§ **Exercise details**
Copy all the data exactly, except the pictures.
>> Start Raw data
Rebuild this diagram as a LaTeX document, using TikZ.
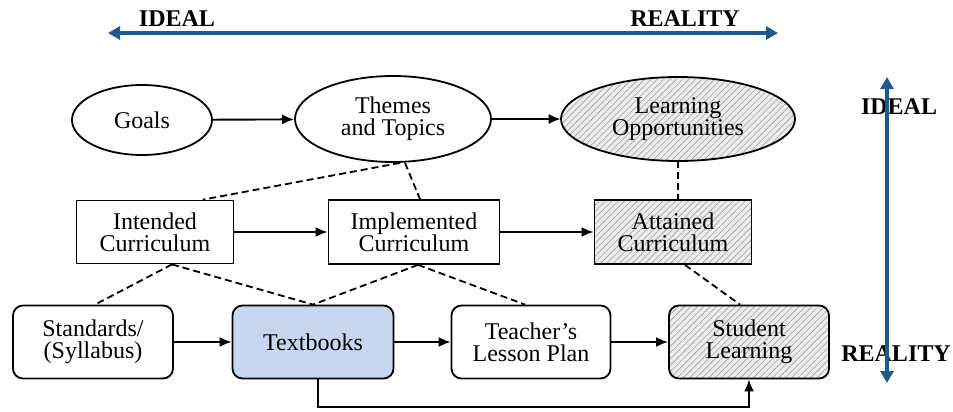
\documentclass[tikz,border=0pt]{standalone}
\usepackage{fontspec}
\setmainfont{Liberation Serif}
\usetikzlibrary{arrows.meta,shapes.geometric,patterns.meta,calc}
\definecolor{tbblue}{HTML}{C7D6EE}
\definecolor{axisblue}{HTML}{1F5A8C}
\tikzset{
  x=1pt, y=-1pt,
  lbl/.style={font=\fontsize{24}{22}\selectfont, align=center, inner sep=0pt},
  ell/.style={lbl, ellipse, draw, line width=1.8pt},
  box/.style={lbl, rectangle, draw, line width=1.8pt},
  rbox/.style={box, rounded corners=10pt},
  hatch/.style={preaction={fill=gray!15}, pattern={Lines[angle=45,distance=4.5pt,line width=0.6pt]}, pattern color=gray!75},
  arr/.style={line width=1.9pt, -{Latex[length=12pt,width=10pt]}},
  dashlink/.style={line width=1.8pt, dash pattern=on 7pt off 4pt},
  axis/.style={draw=axisblue, line width=3.8pt, {Triangle[length=12pt,width=13pt]}-{Triangle[length=12pt,width=13pt]}},
  axislbl/.style={font=\fontsize{24}{24}\selectfont\bfseries, inner sep=0pt}
}
\begin{document}
\begin{tikzpicture}
\useasboundingbox (0,0) rectangle (953,412);
% top row ellipses
\node[ell, minimum width=140pt, minimum height=70pt] (goals) at (142,120) {Goals};
\node[ell, minimum width=196pt, minimum height=86pt] (themes) at (393,119) {Themes\\and Topics};
\node[ell, hatch, minimum width=234pt, minimum height=84pt] (learn) at (678,119) {Learning\\Opportunities};
% middle row
\node[box, minimum width=157pt, minimum height=63pt] (intended) at (155,232) {Intended\\Curriculum};
\node[box, minimum width=171pt, minimum height=64pt] (implemented) at (414,232) {Implemented\\Curriculum};
\node[box, hatch, minimum width=157pt, minimum height=64pt] (attained) at (673,232) {Attained\\Curriculum};
% bottom row
\node[rbox, minimum width=160pt, minimum height=73pt] (standards) at (93,342) {Standards/\\(Syllabus)};
\node[rbox, fill=tbblue, minimum width=161pt, minimum height=73pt] (textbooks) at (313,342) {Textbooks};
\node[rbox, minimum width=159pt, minimum height=73pt] (teacher) at (531,342) {Teacher's\\Lesson Plan};
\node[rbox, hatch, minimum width=160pt, minimum height=73pt] (student) at (749,342) {Student\\Learning};
% solid arrows
\draw[arr] (goals) -- (themes);
\draw[arr] (themes) -- (learn);
\draw[arr] (intended) -- (implemented);
\draw[arr] (implemented) -- (attained);
\draw[arr] (standards) -- (textbooks);
\draw[arr] (textbooks) -- (teacher);
\draw[arr] (teacher) -- (student);
\coordinate (low) at (0,407);
\draw[arr] ([xshift=5pt]textbooks.south) |- (low -| student.south) -- (student.south);
% dashed links
\draw[dashlink] ([xshift=7pt]themes.south) -- ([xshift=48pt]intended.north);
\draw[dashlink] ([xshift=12pt]themes.south) -- ([xshift=6pt]implemented.north);
\draw[dashlink] (learn.south) -- ([xshift=5pt]attained.north);
\draw[dashlink] ([xshift=17pt]intended.south) -- ([xshift=2pt]standards.north);
\draw[dashlink] ([xshift=17pt]intended.south) -- (textbooks.north);
\draw[dashlink] ([xshift=4pt]implemented.south) -- (textbooks.north);
\draw[dashlink] ([xshift=4pt]implemented.south) -- ([xshift=-6pt]teacher.north);
\draw[dashlink] ([xshift=12pt]attained.south) -- ([xshift=-9pt]student.north);
% axis labels
\node[axislbl] (tideal) at (177,19) {IDEAL};
\node[axislbl] (treal) at (685,19) {REALITY};
\node[axislbl] (rideal) at (899,107) {IDEAL};
\node[axislbl] (rreal) at (896,354) {REALITY};
% axes
\coordinate (tl) at (108,33);
\coordinate (tr) at (778,33);
\coordinate (rt) at (887,77);
\coordinate (rb) at (887,383);
\draw[axis] (tl) -- (tr);
\draw[axis] (rt) -- (rb);
\end{tikzpicture}
\end{document}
>> End Raw data
§ **Final result**
Rebuild this diagram as a LaTeX document, using TikZ.
\documentclass[tikz,border=0pt]{standalone}
\usepackage{fontspec}
\setmainfont{Liberation Serif}
\usetikzlibrary{arrows.meta,shapes.geometric,patterns.meta,calc}
\definecolor{tbblue}{HTML}{C7D6EE}
\definecolor{axisblue}{HTML}{1F5A8C}
\tikzset{
  x=1pt, y=-1pt,
  lbl/.style={font=\fontsize{24}{22}\selectfont, align=center, inner sep=0pt},
  ell/.style={lbl, ellipse, draw, line width=1.8pt},
  box/.style={lbl, rectangle, draw, line width=1.8pt},
  rbox/.style={box, rounded corners=10pt},
  hatch/.style={preaction={fill=gray!15}, pattern={Lines[angle=45,distance=4.5pt,line width=0.6pt]}, pattern color=gray!75},
  arr/.style={line width=1.9pt, -{Latex[length=12pt,width=10pt]}},
  dashlink/.style={line width=1.8pt, dash pattern=on 7pt off 4pt},
  axis/.style={draw=axisblue, line width=3.8pt, {Triangle[length=12pt,width=13pt]}-{Triangle[length=12pt,width=13pt]}},
  axislbl/.style={font=\fontsize{24}{24}\selectfont\bfseries, inner sep=0pt}
}
\begin{document}
\begin{tikzpicture}
\useasboundingbox (0,0) rectangle (953,412);
% top row ellipses
\node[ell, minimum width=140pt, minimum height=70pt] (goals) at (142,120) {Goals};
\node[ell, minimum width=196pt, minimum height=86pt] (themes) at (393,119) {Themes\\and Topics};
\node[ell, hatch, minimum width=234pt, minimum height=84pt] (learn) at (678,119) {Learning\\Opportunities};
% middle row
\node[box, minimum width=157pt, minimum height=63pt] (intended) at (155,232) {Intended\\Curriculum};
\node[box, minimum width=171pt, minimum height=64pt] (implemented) at (414,232) {Implemented\\Curriculum};
\node[box, hatch, minimum width=157pt, minimum height=64pt] (attained) at (673,232) {Attained\\Curriculum};
% bottom row
\node[rbox, minimum width=160pt, minimum height=73pt] (standards) at (93,342) {Standards/\\(Syllabus)};
\node[rbox, fill=tbblue, minimum width=161pt, minimum height=73pt] (textbooks) at (313,342) {Textbooks};
\node[rbox, minimum width=159pt, minimum height=73pt] (teacher) at (531,342) {Teacher's\\Lesson Plan};
\node[rbox, hatch, minimum width=160pt, minimum height=73pt] (student) at (749,342) {Student\\Learning};
% solid arrows
\draw[arr] (goals) -- (themes);
\draw[arr] (themes) -- (learn);
\draw[arr] (intended) -- (implemented);
\draw[arr] (implemented) -- (attained);
\draw[arr] (standards) -- (textbooks);
\draw[arr] (textbooks) -- (teacher);
\draw[arr] (teacher) -- (student);
\coordinate (low) at (0,407);
\draw[arr] ([xshift=5pt]textbooks.south) |- (low -| student.south) -- (student.south);
% dashed links
\draw[dashlink] ([xshift=7pt]themes.south) -- ([xshift=48pt]intended.north);
\draw[dashlink] ([xshift=12pt]themes.south) -- ([xshift=6pt]implemented.north);
\draw[dashlink] (learn.south) -- ([xshift=5pt]attained.north);
\draw[dashlink] ([xshift=17pt]intended.south) -- ([xshift=2pt]standards.north);
\draw[dashlink] ([xshift=17pt]intended.south) -- (textbooks.north);
\draw[dashlink] ([xshift=4pt]implemented.south) -- (textbooks.north);
\draw[dashlink] ([xshift=4pt]implemented.south) -- ([xshift=-6pt]teacher.north);
\draw[dashlink] ([xshift=12pt]attained.south) -- ([xshift=-9pt]student.north);
% axis labels
\node[axislbl] (tideal) at (177,19) {IDEAL};
\node[axislbl] (treal) at (685,19) {REALITY};
\node[axislbl] (rideal) at (899,107) {IDEAL};
\node[axislbl] (rreal) at (896,354) {REALITY};
% axes
\coordinate (tl) at (108,33);
\coordinate (tr) at (778,33);
\coordinate (rt) at (887,77);
\coordinate (rb) at (887,383);
\draw[axis] (tl) -- (tr);
\draw[axis] (rt) -- (rb);
\end{tikzpicture}
\end{document}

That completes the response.